Lee was careful to specify that while NGOs as we know them in the United States don’t exist in China, unofficial organizations which might or might not have government backing — like the China Foundation for Folkloric Culture — have been active in repatriation efforts, too. Businesses, which often have government ties, have expressed vested interest in China’s looted antiquities. They’re the ones who often pull the most eyes when it comes to repatriation, and rumors fly about their potential involvement in the overseas thefts. 

That same Poly Group appears in “Portrait of a Thief” as the catalyst for the novel’s plot, recruiting the five-man team of university students who carry out these heists. Li’s choice to assign fictional responsibility for the heists to the Poly Group is no accident. 

Dig into China’s repatriation efforts and it won’t take long for the name “Poly Group” to come up. In 1998, the Poly Group, once exclusively an arms manufacturer, established the Poly Art Museum, a two-room operation in its Beijing headquarters created for the express purpose of displaying repatriated Chinese art. 

They’ve spent over $100 million at auction buying back China’s lost treasures. They  were at the center of a recent controversy after Poly Group curator Jiang Yingchung spoke out against an upcoming film about the heists, which the company felt would imply that they were behind thefts of Chinese art overseas. 

“Portrait of a Thief” makes a similar conjecture, positioning the Poly Group as recruiters and patrons of several groups of would-be art thieves. Although the company itself, which has interests in sectors ranging from real estate and arms manufacturing to film distribution and art collection, has vehemently protested against the notion that it has been involved in any illegal activity, it has not escaped suspicion.
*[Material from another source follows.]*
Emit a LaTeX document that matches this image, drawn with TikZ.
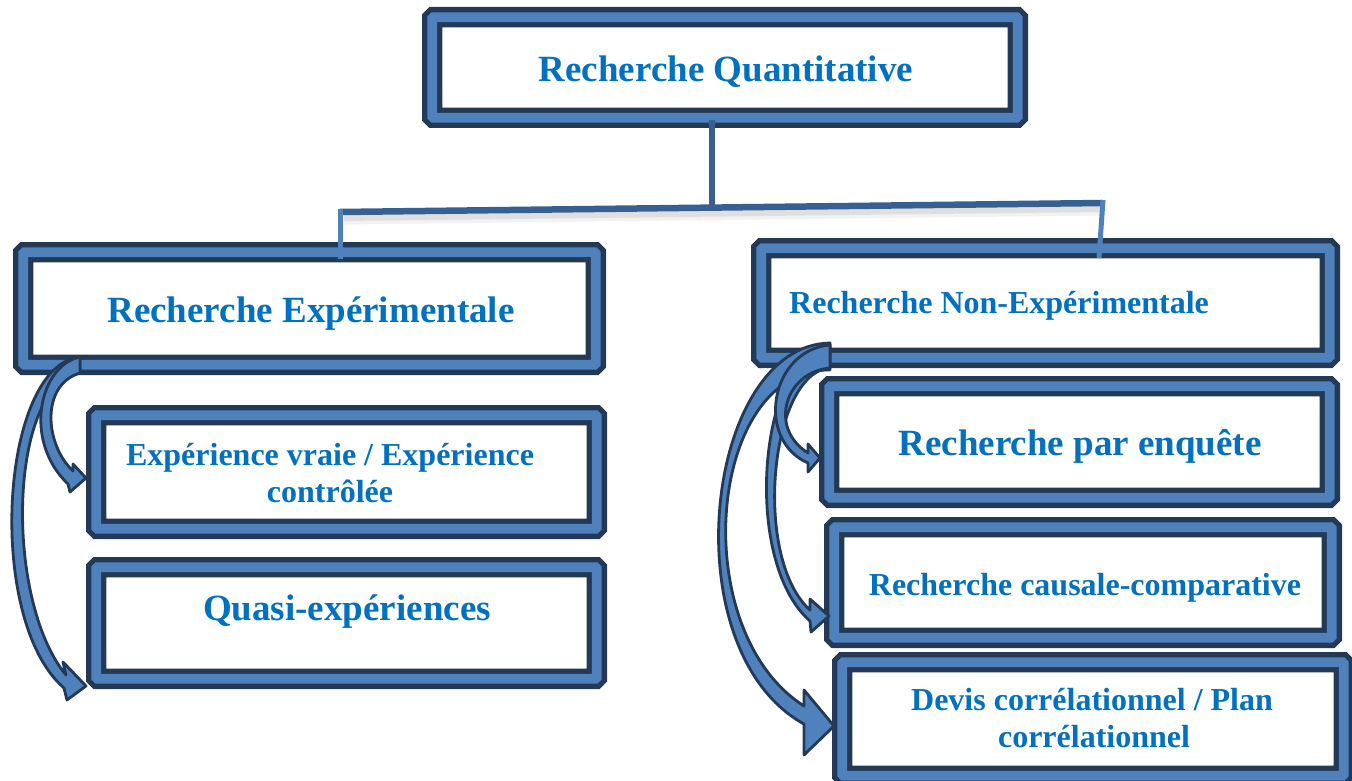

It functions in “Portrait of a Thief” not only as an employer, but also as a catalyst by which Li’s characters come to grips with the struggle at the heart of the book: the multifaceted reality of living in diaspora. 

Finding Closure in Exile: Repatriation and Identity

Though it was the narrative possibilities that arose from an intriguing string of real-life heists that initially caught Li’s attention, it was a sort of personal connection to those heists that became just as important to the story that would become “Portrait of a Thief.” “I wanted to write about art heists,” she said, citing her lifelong love of heist stories, “but I also wanted to write about identity and what it means to be Chinese-American as you grow into your twenties and figure out who you want to be.” 

Each of “Portrait’s” five central characters relates differently to the seeming friction between their Chinese heritage and American nationality. It is because of those questions that they choose to accept the Poly Group’s proposal to steal back Chinese art living in overseas museums. It’s a way of righting wrongs and reckoning with their identity, a way to find the closure that they crave —  whatever that might look like. 

A search for meaning and a clearer sense of identity is as much a part of the novel’s heists as the art itself. “Portrait of a Thief” points to a reality that is much harder to dispute than the likelihood of the novel’s premise: for China, the thousands of pieces of looted art in Western museums are lost facets of national identity. 

Little is known about the who, what, or how behind these heists. Yet changing rhetoric in China surrounding the issue of art repatriation and the weight of history behind the loss of this art points to a compelling why. 

“I wanted to think about how people like me and my friends would take on these art heists,” Li said, explaining her reasoning for the choice of a team of college students. That might be more of a reimagining of real events than a conjecture, but it nevertheless puts its finger on the pulse of the issue: for those who advocate for the return of looted art to China, repatriation and identity are inseparable.